Frequently Asked Questions
What is the main difference between an ICO and an IPO?
An IPO involves selling shares of a company, granting ownership and often dividends, and is heavily regulated by government entities. An ICO involves selling digital tokens, which typically provide utility within a specific platform rather than ownership, and exists in a much less regulated environment, leading to higher risk.
Are ICOs still popular today?
While ICOs were the dominant fundraising model around 2017-2018, their popularity has waned due to regulatory crackdowns and high-profile scams. They have been largely supplemented by other models like Initial Exchange Offerings (IEOs) and Security Token Offerings (STOs), which offer more investor protection.
How can I participate in an ICO safely?
The golden rule is to conduct thorough due diligence (DYOR - Do Your Own Research). Scrutinize the project's whitepaper, assess the experience and credibility of the team, examine the tokenomics, understand the project's community sentiment, and ensure the smart contract has been audited by a third party. Never invest more than you can afford to lose.
What does it mean if a token is ERC-20?
ERC-20 is a technical standard for creating tokens on the Ethereum blockchain. The vast majority of ICO tokens are built using this standard, which ensures they are compatible with the Ethereum ecosystem, including wallets and exchanges.
Can I make a profit from ICOs?
While it is possible to generate significant profits by getting into a successful project early, it is equally possible to lose your entire investment. ICOs are highly speculative and should be approached with extreme caution and a well-researched strategy.
What are the biggest risks of investing in an ICO?

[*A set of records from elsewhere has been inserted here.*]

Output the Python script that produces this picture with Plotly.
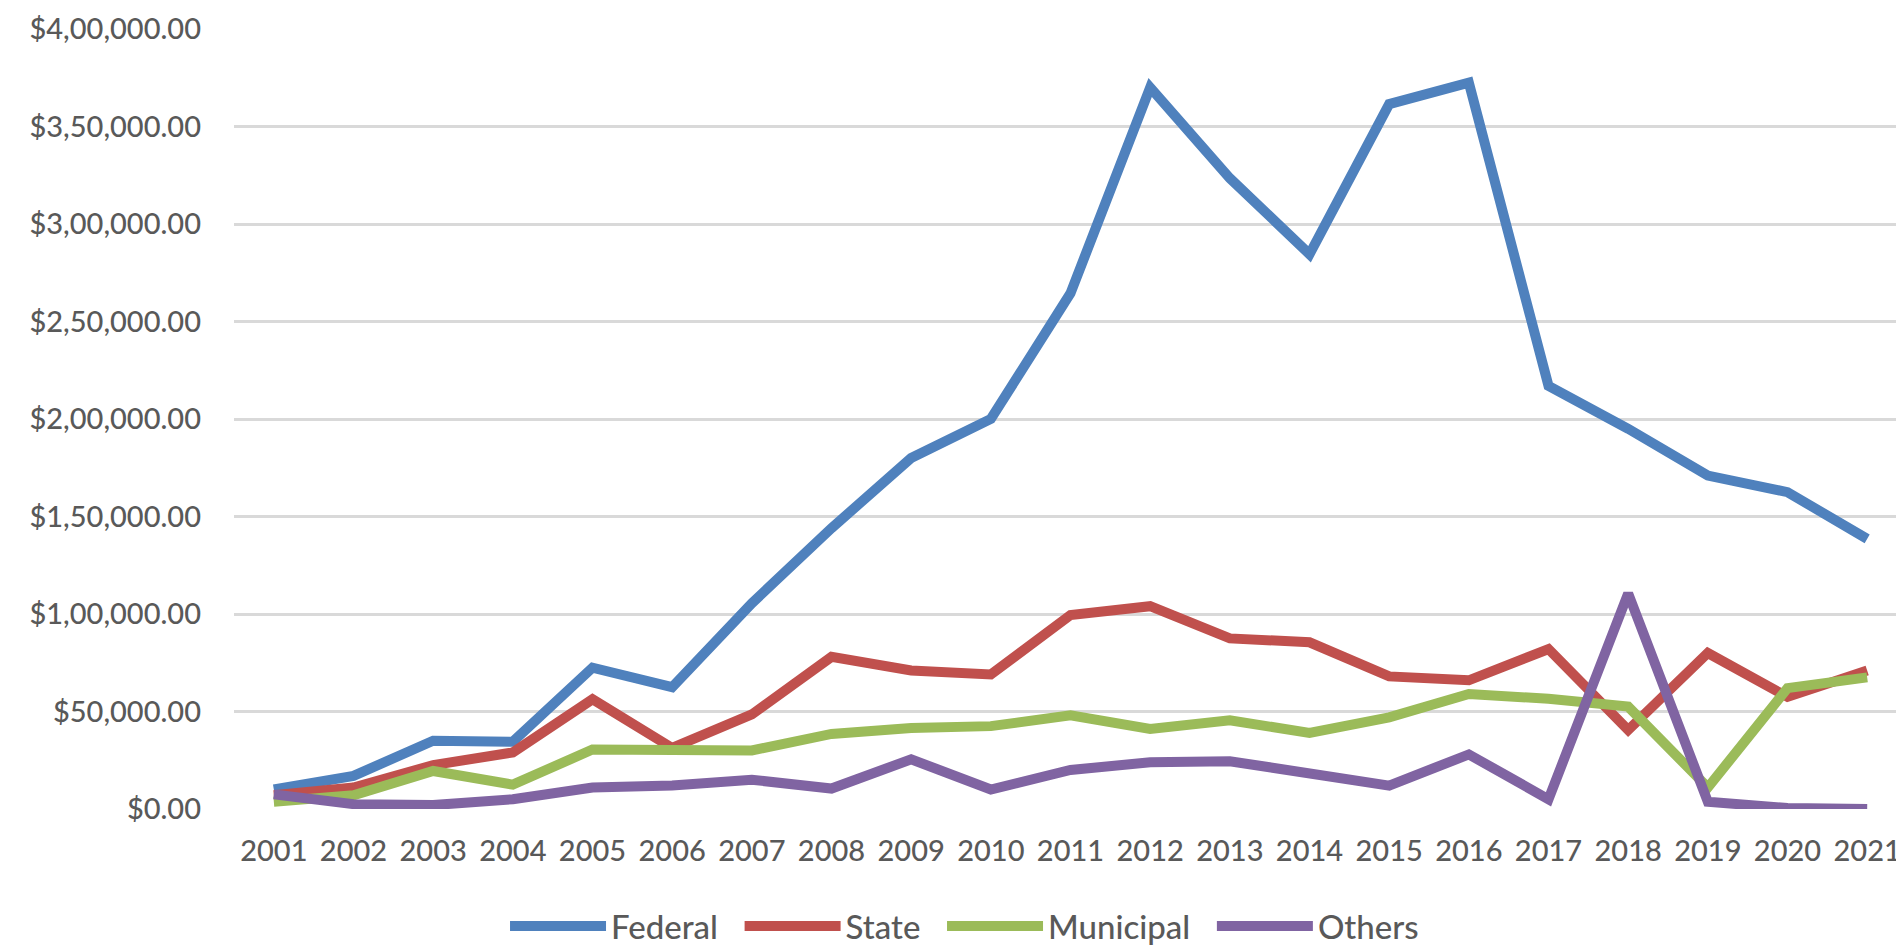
import plotly.graph_objects as go

years = list(range(2001, 2022))
federal = [10000, 17000, 35000, 34500, 72500, 62500, 105500, 144000, 180000, 200000, 264500,
           370000, 323500, 284500, 361500, 372500, 217000, 195000, 171000, 162500, 138500]
state = [7000, 11000, 22500, 29000, 56300, 31300, 48500, 78000, 71000, 69000, 99500,
         104000, 87500, 85500, 68000, 66000, 82000, 40500, 80000, 57500, 71000]
municipal = [3700, 7000, 19500, 12500, 30500, 30500, 30000, 38500, 41500, 42500, 48000,
             41000, 45500, 39000, 47000, 59000, 56500, 52500, 11000, 62000, 67500]
others = [7500, 2500, 2000, 5000, 11000, 12000, 15000, 10500, 25500, 10000, 20000,
          24000, 24500, 18500, 12000, 28000, 5000, 110500, 3700, 500, 0]

series_names = ["Federal", "State", "Municipal", "Others"]
series_values = [federal, state, municipal, others]
series_colors = ["#4F81BD", "#C0504D", "#9BBB59", "#8064A2"]

y_tickvals = [0, 50000, 100000, 150000, 200000, 250000, 300000, 350000, 400000]
y_ticktext = ["$0.00", "$50,000.00", "$1,00,000.00", "$1,50,000.00", "$2,00,000.00",
              "$2,50,000.00", "$3,00,000.00", "$3,50,000.00", "$4,00,000.00"]
x_ticktext = [str(y) for y in years]

FONT = "Lato"
TXT = "#595959"
PAD = "\u00a0\u00a0"

fig = go.Figure()
for name, vals, col in zip(series_names, series_values, series_colors):
    fig.add_trace(go.Scatter(
        x=years, y=vals, name=name + PAD, mode="lines",
        line=dict(color=col, width=10),
    ))

fig.update_layout(
    width=1904, height=950,
    paper_bgcolor="white", plot_bgcolor="white",
    margin=dict(l=226, r=5, t=21, b=149, autoexpand=False),
    font=dict(family=FONT, size=29, color=TXT, weight=500),
    xaxis=dict(
        range=[2000.5, 2021.5], tickvals=years, ticktext=x_ticktext,
        showgrid=False, zeroline=False, showline=False, ticks="",
        ticklabelstandoff=22, tickfont=dict(family=FONT, size=29, color=TXT, weight=500),
    ),
    yaxis=dict(
        range=[0, 400000], tickvals=y_tickvals, ticktext=y_ticktext,
        showgrid=True, gridcolor="#D9D9D9", gridwidth=3,
        zeroline=False, showline=False, ticks="",
        ticklabelstandoff=32, tickfont=dict(family=FONT, size=29, color=TXT, weight=500),
    ),
    legend=dict(
        orientation="h", xref="paper", yref="paper",
        x=0.162, xanchor="left", y=-0.15, yanchor="middle",
        font=dict(family=FONT, size=33, color=TXT, weight=500),
        itemwidth=96, tracegroupgap=0, bgcolor="rgba(0,0,0,0)",
    ),
    showlegend=True,
)

fig.write_html("out.html")
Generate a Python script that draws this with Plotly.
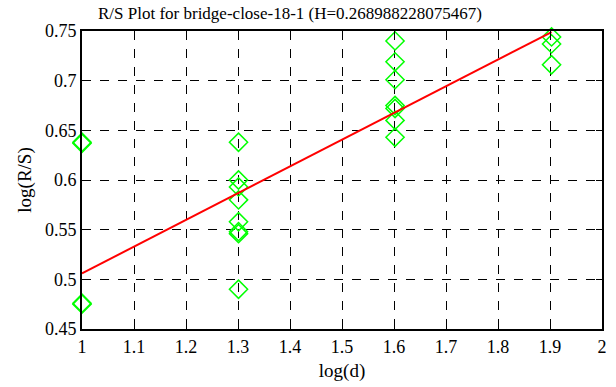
import plotly.graph_objects as go

title_text = "R/S Plot for bridge-close-18-1 (H=0.268988228075467)"
H = 0.268988228075467
intercept = 0.506

x_pts = [1.0, 1.0, 1.0, 1.0,
         1.301, 1.301, 1.301, 1.301, 1.301, 1.301, 1.301, 1.301,
         1.602, 1.602, 1.602, 1.602, 1.602, 1.602, 1.602,
         1.903, 1.903, 1.903]
y_pts = [0.638, 0.637, 0.476, 0.475,
         0.638, 0.600, 0.593, 0.580, 0.558, 0.548, 0.546, 0.490,
         0.740, 0.719, 0.701, 0.675, 0.672, 0.660, 0.643,
         0.744, 0.737, 0.716]

line_x = [1.0, 1.903]
line_y = [intercept + H * (v - 1.0) for v in line_x]

x_ticks = [1, 1.1, 1.2, 1.3, 1.4, 1.5, 1.6, 1.7, 1.8, 1.9, 2]
x_tick_labels = ["1", "1.1", "1.2", "1.3", "1.4", "1.5", "1.6", "1.7", "1.8", "1.9", "2"]
y_ticks = [0.45, 0.5, 0.55, 0.6, 0.65, 0.7, 0.75]
y_tick_labels = ["0.45", "0.5", "0.55", "0.6", "0.65", "0.7", "0.75"]

SERIF = "Times New Roman, Liberation Serif, serif"

fig = go.Figure()
fig.add_trace(go.Scatter(x=x_pts, y=y_pts, mode="markers",
                         marker=dict(symbol="diamond-open", size=14, color="#00ff00",
                                     line=dict(width=1.5, color="#00ff00")),
                         showlegend=False, cliponaxis=False))
fig.add_trace(go.Scatter(x=line_x, y=line_y, mode="lines",
                         line=dict(color="#ff0000", width=2), showlegend=False))

def axis_common():
    return dict(showline=True, linecolor="black", linewidth=2, mirror="ticks",
                ticks="inside", ticklen=6, tickcolor="black", tickwidth=1,
                showgrid=True, gridcolor="black", griddash="dash", gridwidth=1,
                zeroline=False,
                tickfont=dict(family=SERIF, size=18, color="black"))

fig.update_layout(
    width=616, height=387,
    margin=dict(l=82, r=9, t=31, b=56),
    paper_bgcolor="white", plot_bgcolor="white",
    font=dict(family=SERIF, size=18, color="black"),
    xaxis=dict(range=[1, 2], tickvals=x_ticks, ticktext=x_tick_labels,
               title=dict(text="log(d)", font=dict(family=SERIF, size=19, color="black"),
                          standoff=8), **axis_common()),
    yaxis=dict(range=[0.45, 0.75], tickvals=y_ticks, ticktext=y_tick_labels,
               title=dict(text="log(R/S)", font=dict(family=SERIF, size=19, color="black"),
                          standoff=8), **axis_common()),
    annotations=[dict(text=title_text, x=0.4, y=1, xref="paper", yref="paper",
                      yanchor="bottom", yshift=6, showarrow=False,
                      font=dict(family=SERIF, size=17, color="black"))],
)
fig.write_html("out.html", config={"displayModeBar": False},
               post_script="document.body.style.margin='0';")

The primary risks include project failure (the team cannot deliver), fraudulent projects (outright scams), extreme price volatility, illiquidity (inability to sell your tokens), and regulatory actions that could negatively impact the project's viability.
Final Thoughts on ICOs
Initial Coin Offerings represent a groundbreaking yet double-edged innovation in the world of finance. They democratize access to early-stage project funding but come with a pronounced lack of investor protection. They have created life-changing wealth for informed early adopters but have also led to substantial losses for those who invested based on hype alone.
The key to navigating this space is a disciplined, research-first approach. Understand the technology, vet the team, and critically evaluate the project's potential for real-world adoption. In the dynamic and often unpredictable crypto market, knowledge is not just power—it is your primary form of protection.